Foam Lake Birding No. 115


Bo. 115

As of this writing only a few transients have arrived and even those have been scarce, except for the juncos. With that being said there were two Fox Sparrows, uncommon birds to say the least, in our backyard last week that I had seen only once before and that was in the spring of 1996. Yet, they are common in the Boreal Forest not very far from us. How come, then, we do not see more of them in our yards in the spring along with the rest of the transients?

The answer lies in the way in which birds migrate. Birds like Mallard Ducks, Robins and White Throated Sparrows fly a few hundred kilometres and then stop for a few days and get ready for the next short hop. Other birds like the Ruby Throated Hummingbird, many warblers and terns fly very long distances without a break. The Fox Sparrow belongs to the latter group. It does not go that far south in the winter, but once it decides to migrate it takes off and does not stop until it reaches its destination.

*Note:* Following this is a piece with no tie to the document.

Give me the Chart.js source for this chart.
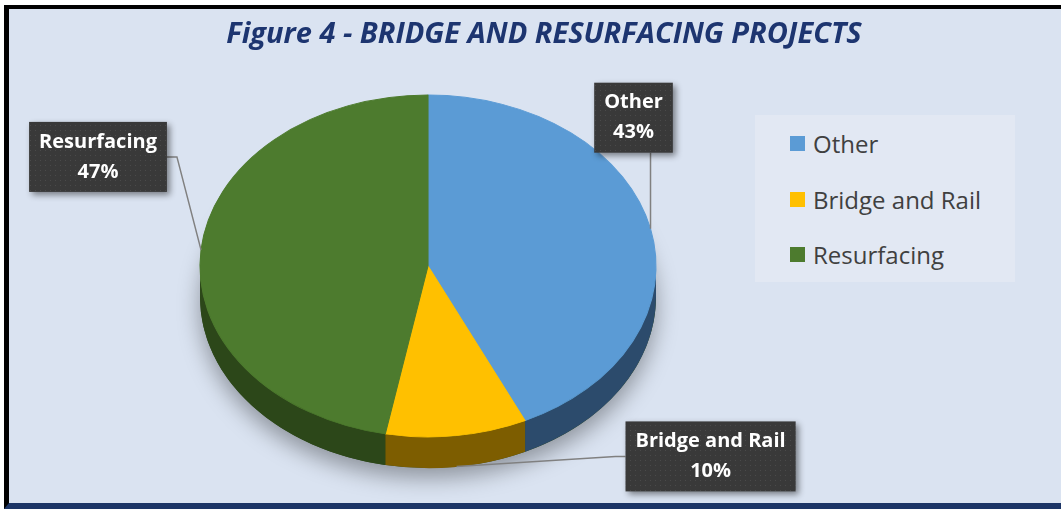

In other words, it will spend the winter in a place like Kentucky and once it decides to migrate it will fly non-stop from there to the Boreal Forest in Canada over-flying places like Foam Lake. Occasionally, during migration, birds run into very bad weather making flight impossible thus forcing them to land in places where they normally do not. This what happened this year to the Fox Sparrow. I do not wish any harm to the Fox Sparrows but in a way I am glad that the weather turned bad and forced them to land thus providing me with a chance to observe them.

The Fox Sparrow looks much like any sparrow - a brown and whitish streaked bird, except for rusty red upper parts especially the tail. The very noticeable difference is in its behaviour. All sparrows like to scratch about in leaf litter but the Fox Sparrow carries it to extremes. Under gooseberry, currant and raspberry bushes it just lets fly with debris being scattered in all directions. It gives the impression that something supernatural is happening until the bird is seen. It then moves over a few inches and repeats the performance. Then, without warning, it will dart across to the next nearest shrub and start all over again. Usually, a birder sees the flying debris first and then the Fox Sparrow.

This week's picture was taken two weeks ago of one of the aforementioned Fox Sparrows under our Black Currant bush scratching like the dickens. I wanted to get it into the open where I could get a better shot of it but its quick movements made that impossible. Perhaps if it had stayed around a little longer than the two days that we saw it I might have gotten a better photo but this one will have to do. Unfortunately, it is too late to see them this year but there is always next year. Next year has arrived.